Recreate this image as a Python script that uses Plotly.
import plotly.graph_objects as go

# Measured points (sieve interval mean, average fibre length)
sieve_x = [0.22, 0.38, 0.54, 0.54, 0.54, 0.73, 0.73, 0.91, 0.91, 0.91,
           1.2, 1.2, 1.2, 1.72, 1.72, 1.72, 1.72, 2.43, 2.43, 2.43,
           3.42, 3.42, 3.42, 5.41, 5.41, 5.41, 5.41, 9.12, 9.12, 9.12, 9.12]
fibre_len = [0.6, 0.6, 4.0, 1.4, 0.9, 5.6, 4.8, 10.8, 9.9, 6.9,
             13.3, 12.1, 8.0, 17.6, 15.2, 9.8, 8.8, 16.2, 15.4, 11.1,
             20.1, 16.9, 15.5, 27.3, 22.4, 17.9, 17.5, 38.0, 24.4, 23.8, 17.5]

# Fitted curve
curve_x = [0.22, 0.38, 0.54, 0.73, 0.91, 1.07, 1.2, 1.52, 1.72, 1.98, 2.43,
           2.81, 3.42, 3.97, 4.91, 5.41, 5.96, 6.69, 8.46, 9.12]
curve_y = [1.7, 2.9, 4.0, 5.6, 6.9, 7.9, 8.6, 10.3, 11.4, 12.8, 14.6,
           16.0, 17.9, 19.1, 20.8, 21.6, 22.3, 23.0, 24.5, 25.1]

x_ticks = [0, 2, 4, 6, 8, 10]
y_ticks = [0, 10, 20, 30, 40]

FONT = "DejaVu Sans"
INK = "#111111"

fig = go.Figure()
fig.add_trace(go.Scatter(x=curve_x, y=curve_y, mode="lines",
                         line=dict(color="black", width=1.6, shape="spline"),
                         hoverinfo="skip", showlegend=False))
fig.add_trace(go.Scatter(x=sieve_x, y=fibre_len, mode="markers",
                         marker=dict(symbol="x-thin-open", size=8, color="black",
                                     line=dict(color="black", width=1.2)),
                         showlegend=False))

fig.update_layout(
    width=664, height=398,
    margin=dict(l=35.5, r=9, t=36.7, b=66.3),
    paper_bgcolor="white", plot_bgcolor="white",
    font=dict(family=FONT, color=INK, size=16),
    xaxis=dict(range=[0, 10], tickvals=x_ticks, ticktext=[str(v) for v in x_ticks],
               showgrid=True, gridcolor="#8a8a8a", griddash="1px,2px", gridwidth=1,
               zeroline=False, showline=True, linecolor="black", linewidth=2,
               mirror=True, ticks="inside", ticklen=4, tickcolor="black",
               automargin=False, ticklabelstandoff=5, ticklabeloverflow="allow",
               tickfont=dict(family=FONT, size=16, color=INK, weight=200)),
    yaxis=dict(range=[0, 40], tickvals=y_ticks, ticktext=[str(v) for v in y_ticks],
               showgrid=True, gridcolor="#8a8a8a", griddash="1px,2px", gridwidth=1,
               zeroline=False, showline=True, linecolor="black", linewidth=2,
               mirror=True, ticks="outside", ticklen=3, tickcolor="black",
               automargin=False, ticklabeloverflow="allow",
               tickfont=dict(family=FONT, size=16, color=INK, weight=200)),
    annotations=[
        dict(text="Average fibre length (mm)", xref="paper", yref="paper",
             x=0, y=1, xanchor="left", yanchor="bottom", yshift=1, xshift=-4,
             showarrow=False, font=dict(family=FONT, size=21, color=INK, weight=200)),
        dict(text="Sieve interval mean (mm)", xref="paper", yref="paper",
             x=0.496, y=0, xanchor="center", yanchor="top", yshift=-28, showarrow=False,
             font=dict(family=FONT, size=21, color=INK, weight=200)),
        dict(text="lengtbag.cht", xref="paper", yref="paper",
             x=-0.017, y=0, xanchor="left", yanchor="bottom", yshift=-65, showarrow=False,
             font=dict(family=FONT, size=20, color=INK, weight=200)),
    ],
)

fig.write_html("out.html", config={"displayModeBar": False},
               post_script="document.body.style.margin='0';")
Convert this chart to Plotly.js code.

========================

**EXERCISE AIM:**
Set the lines down exactly, from the first line of the records to the line where "24.4, 23.8, 17.5]" appears, with both ends kept.

**TASK OUTPUT:**
Recreate this image as a Python script that uses Plotly.
import plotly.graph_objects as go

# Measured points (sieve interval mean, average fibre length)
sieve_x = [0.22, 0.38, 0.54, 0.54, 0.54, 0.73, 0.73, 0.91, 0.91, 0.91,
           1.2, 1.2, 1.2, 1.72, 1.72, 1.72, 1.72, 2.43, 2.43, 2.43,
           3.42, 3.42, 3.42, 5.41, 5.41, 5.41, 5.41, 9.12, 9.12, 9.12, 9.12]
fibre_len = [0.6, 0.6, 4.0, 1.4, 0.9, 5.6, 4.8, 10.8, 9.9, 6.9,
             13.3, 12.1, 8.0, 17.6, 15.2, 9.8, 8.8, 16.2, 15.4, 11.1,
             20.1, 16.9, 15.5, 27.3, 22.4, 17.9, 17.5, 38.0, 24.4, 23.8, 17.5]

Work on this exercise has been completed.